'We're politicians in training'

Strawberry Park, Soda Creek students take Student Council seriously


Strawberry Park Elementary School fifth-grader and student council president Chandler Kim is learning that serving as an elected official isn't always easy, particularly when the school playground rarely strays from the minds of her schoolmates.

"It's hard to get committees to get together and meet sometimes because they want to go to recess," Kim said after a meeting last week of the council and student representatives from the school's third-, fourth- and fifth-grade classes.

Nevertheless, Kim and numerous other fifth-graders at Strawberry Park and Soda Creek elementary schools remain focused on their reasons for entering school politics.

"I wanted to make a difference in the school," Soda Creek's co-treasurer John McKenna said. "We're politicians in training."

Added co-vice president Brodee Smith: "It feels right just to make (the school) better and to fix things no one wanted to fix for a long time."

Last year, that involved raising money for improvements to the playground. One of the council's goals this year is to increase school spirit, which it hopes to accomplish by rewarding classes spirit stickers for particular achievements.

Led by school counselor Beth Bishop, Soda Creek's six student council members are taking a new approach to school politics this year. Bishop is training the students to be facilitators and leaders and is adjusting meeting schedules to be less intimidating for the younger students who want to be involved.

More than 30 Soda Creek fifth-graders ran for student council this year, Bishop said. But at such a young age, encouraging participation from all, regardless of election results, is more important than maintaining a rigid council structure.

"There's such a desire to be in it," Bishop said of the council. "At this level, it's important to say that if you want to do it, do it. If you can open the doors to all these kids who want to be involved, they become leaders.
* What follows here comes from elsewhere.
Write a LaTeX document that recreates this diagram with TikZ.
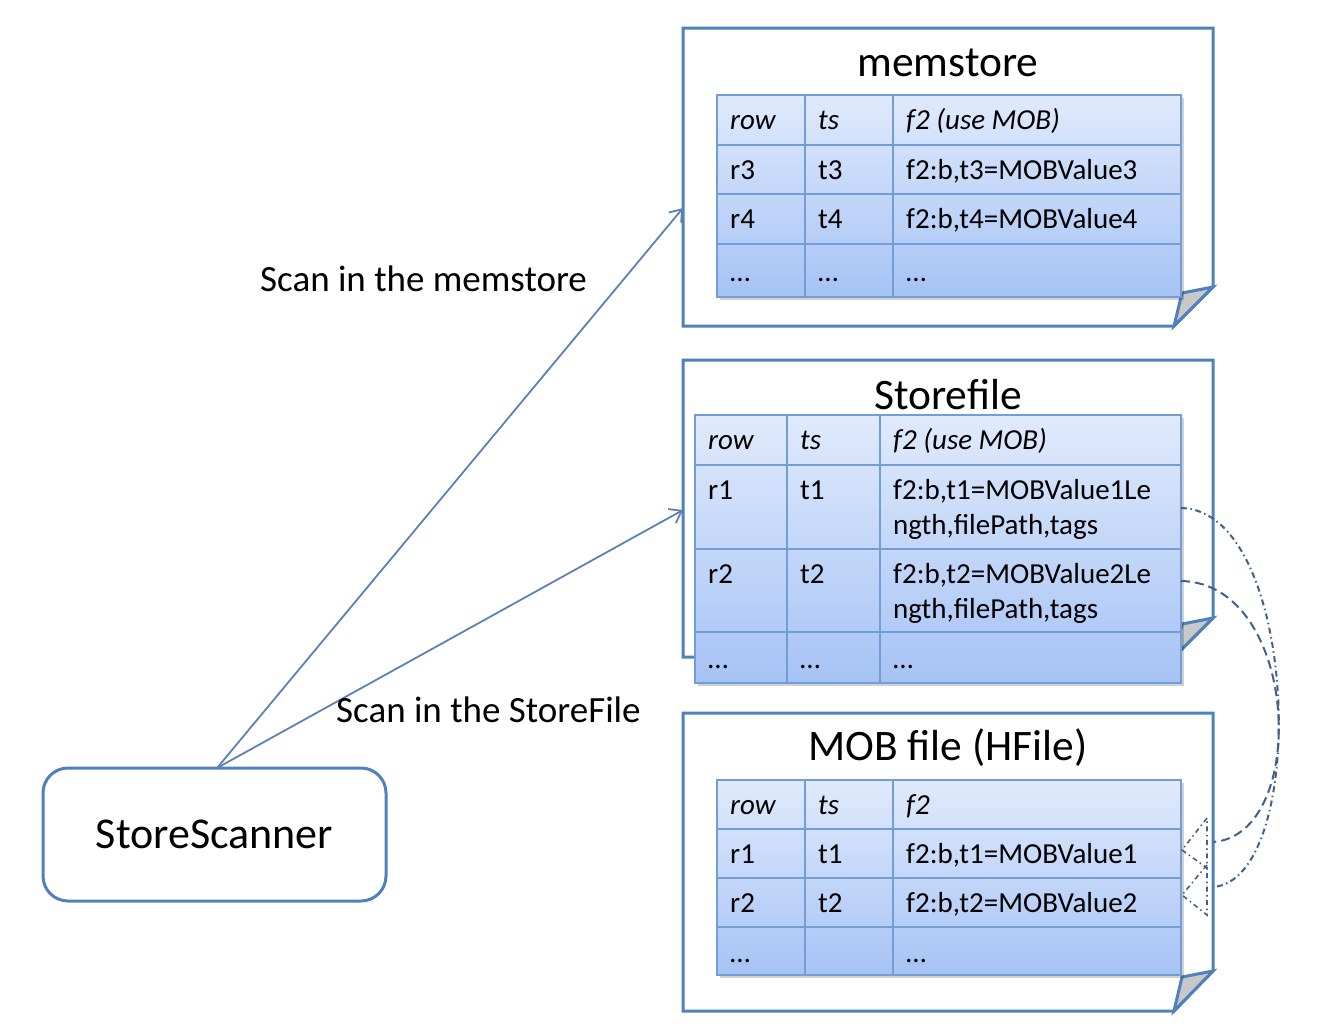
\documentclass[tikz,border=0pt]{standalone}
\usepackage{fontspec}
\setmainfont{Carlito}
\usetikzlibrary{arrows.meta}
\definecolor{boxblue}{HTML}{4F81BD}
\definecolor{gridblue}{HTML}{729DD6}
\definecolor{tabtop}{HTML}{E0EAFC}
\definecolor{tabbot}{HTML}{A6C3F5}
\definecolor{arrowblue}{HTML}{5E81B2}
\definecolor{curvecol}{HTML}{42608A}
\definecolor{foldgray}{HTML}{C8C8C8}
\newcommand\tblbg[4]{%
  \fill[black,opacity=0.18] (#1+3,#2+3) rectangle (#3+3,#4+3);
  \shade[top color=tabtop,bottom color=tabbot] (#1,#2) rectangle (#3,#4);
}
\begin{document}
\begin{tikzpicture}[x=1pt,y=-1pt,
  outerbox/.style={draw=boxblue,line width=3pt,fill=white,line join=miter},
  fold/.style={draw=boxblue,line width=3pt,fill=foldgray,line join=miter},
  grid/.style={draw=gridblue,line width=2pt},
  cell/.style={anchor=base west,inner sep=0pt,font=\fontsize{29}{34}\selectfont},
  hcell/.style={cell,font=\fontsize{29}{34}\selectfont\itshape},
  title/.style={inner sep=0pt,font=\fontsize{43.5}{50}\selectfont},
  lbl/.style={anchor=west,inner sep=0pt,font=\fontsize{37}{42}\selectfont},
  scan/.style={draw=arrowblue,line width=1.8pt,-{Straight Barb[length=11pt,width=16pt,line width=1.8pt]}},
  curveA/.style={draw=curvecol,line width=2pt,dash pattern=on 6pt off 3.5pt on 1.5pt off 3.5pt},
  curveB/.style={draw=curvecol,line width=2pt,dash pattern=on 9pt off 5pt},
  tiptri/.style={draw=curvecol,line width=1.6pt,dash pattern=on 5pt off 3.5pt on 1.5pt off 3.5pt,line join=miter}
]
\useasboundingbox (0,0) rectangle (1320,1028);

% ---------- memstore ----------
\draw[outerbox] (683,28) -- (1213,28) -- (1213,287) -- (1174,326) -- (683,326) -- cycle;
\draw[fold] (1213,287) -- (1174,326) -- (1182,293) -- cycle;
\node[title] (memtitle) at (948,63) {memstore};
\tblbg{717}{95}{1181}{297}
\draw[grid] (717,95) rectangle (1181,297);
\foreach \y in {145,194,244} \draw[grid] (717,\y) -- (1181,\y);
\foreach \x in {805,893} \draw[grid] (\x,95) -- (\x,297);
\node[hcell] (m-h1) at (730,129.5) {row};
\node[hcell] (m-h2) at (818,129.5) {ts};
\node[hcell] (m-h3) at (906,129.5) {f2 (use MOB)};
\node[cell] (m-a1) at (730,179) {r3};
\node[cell] (m-a2) at (818,179) {t3};
\node[cell] (m-a3) at (906,179) {f2:b,t3=MOBValue3};
\node[cell] (m-b1) at (730,228.5) {r4};
\node[cell] (m-b2) at (818,228.5) {t4};
\node[cell] (m-b3) at (906,228.5) {f2:b,t4=MOBValue4};
\node[cell] (m-c1) at (730,281) {…};
\node[cell] (m-c2) at (818,281) {…};
\node[cell] (m-c3) at (906,281) {…};
\coordinate (memin) at (683,208);

% ---------- Storefile ----------
\draw[outerbox] (683,360) -- (1213,360) -- (1213,618) -- (1174,657) -- (683,657) -- cycle;
\draw[fold] (1213,618) -- (1174,657) -- (1182,624) -- cycle;
\node[title] (sftitle) at (948,395) {Storefile};
\tblbg{695}{415}{1181}{683}
\draw[grid] (695,415) rectangle (1181,683);
\foreach \y in {465,549,632} \draw[grid] (695,\y) -- (1181,\y);
\foreach \x in {787,880} \draw[grid] (\x,415) -- (\x,683);
\node[hcell] (s-h1) at (708,449.5) {row};
\node[hcell] (s-h2) at (800,449.5) {ts};
\node[hcell] (s-h3) at (893,449.5) {f2 (use MOB)};
\node[cell] (s-a1) at (708,499) {r1};
\node[cell] (s-a2) at (800,499) {t1};
\node[cell] (s-a3) at (893,499) {f2:b,t1=MOBValue1Le};
\node[cell] (s-a4) at (893,534) {ngth,filePath,tags};
\node[cell] (s-b1) at (708,583) {r2};
\node[cell] (s-b2) at (800,583) {t2};
\node[cell] (s-b3) at (893,583) {f2:b,t2=MOBValue2Le};
\node[cell] (s-b4) at (893,618) {ngth,filePath,tags};
\node[cell] (s-c1) at (708,668) {…};
\node[cell] (s-c2) at (800,668) {…};
\node[cell] (s-c3) at (893,668) {…};
\coordinate (sfin) at (683,510);
\coordinate (sfr1) at (1181,508);
\coordinate (sfr2) at (1181,581);

% ---------- MOB file ----------
\draw[outerbox] (683,713) -- (1213,713) -- (1213,971) -- (1174,1011) -- (683,1011) -- cycle;
\draw[fold] (1213,971) -- (1174,1011) -- (1182,977) -- cycle;
\node[title] (mobtitle) at (948,748) {MOB file (HFile)};
\tblbg{717}{780}{1181}{975}
\draw[grid] (717,780) rectangle (1181,975);
\foreach \y in {829,878,927} \draw[grid] (717,\y) -- (1181,\y);
\foreach \x in {805,893} \draw[grid] (\x,780) -- (\x,975);
\node[hcell] (o-h1) at (730,814) {row};
\node[hcell] (o-h2) at (818,814) {ts};
\node[hcell] (o-h3) at (906,814) {f2};
\node[cell] (o-a1) at (730,863) {r1};
\node[cell] (o-a2) at (818,863) {t1};
\node[cell] (o-a3) at (906,863) {f2:b,t1=MOBValue1};
\node[cell] (o-b1) at (730,912) {r2};
\node[cell] (o-b2) at (818,912) {t2};
\node[cell] (o-b3) at (906,912) {f2:b,t2=MOBValue2};
\node[cell] (o-c1) at (730,962) {…};
\node[cell] (o-c3) at (906,962) {…};
\coordinate (mobe1) at (1213,842);
\coordinate (mobe2) at (1213,887);
\coordinate (tip1) at (1182,850);
\coordinate (tip2) at (1182,895);

% ---------- StoreScanner ----------
\node[draw=boxblue,line width=3pt,rounded corners=25pt,minimum width=343pt,minimum height=133pt,
      inner sep=0pt,font=\fontsize{44}{50}\selectfont] (scanner) at (214.5,834.5) {StoreScanner};
\coordinate (scantop) at (217,768);

% ---------- scan arrows ----------
\draw[scan] (scantop) -- (memin);
\draw[scan] (scantop) -- (sfin);
\node[lbl] (lblmem) at (260,279) {Scan in the memstore};
\node[lbl] (lblsf) at (336,710) {Scan in the StoreFile};

% ---------- MOB reference curves ----------
\draw[curveA] (sfr1) .. controls (1300,510) and (1310,880) .. (mobe2);
\draw[curveB] (sfr2) .. controls (1300,583) and (1310,835) .. (mobe1);
\draw[tiptri] (1207,818) -- (tip1) -- (1207,868) -- cycle;
\draw[tiptri] (1207,865) -- (tip2) -- (1207,915) -- cycle;
\end{tikzpicture}
\end{document}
You're creating that environment for them."

All third-, fourth- and fifth-graders at both schools are encouraged to attend council meetings if doing so interests them.

Last week's student council and representative meeting at Strawberry Park was attended by several dozen students, who approved, by majority vote, a decision to focus on bringing a wolf to the school with money raised by students.

The meeting began and ended with the bang of a gavel and ran in tune with an agenda. Students brainstormed fund-raising ideas and were reminded of specific committee meetings that were held later in the week.

"It's really great to see kids take responsibility and make decisions," said Sherry Holland, who is one of the council's advisers. Tracy Stoddard is the other.

The political process of student council is new to most, if not all, of the children, Holland said, but they're learning the importance of following through on decisions and coordinating efforts to meet goals.

Strawberry Park's student council also runs a school store, where students can buy items such as pens, pencils and day planners.

The store is just one more way students at both schools are creating and embracing leadership positions. According to the kids, student government is fun and rewarding. According to teachers, it's a valuable lesson in civics, leadership and responsibility.

"It's just a great little exercise in seeing how democracy works," Holland said.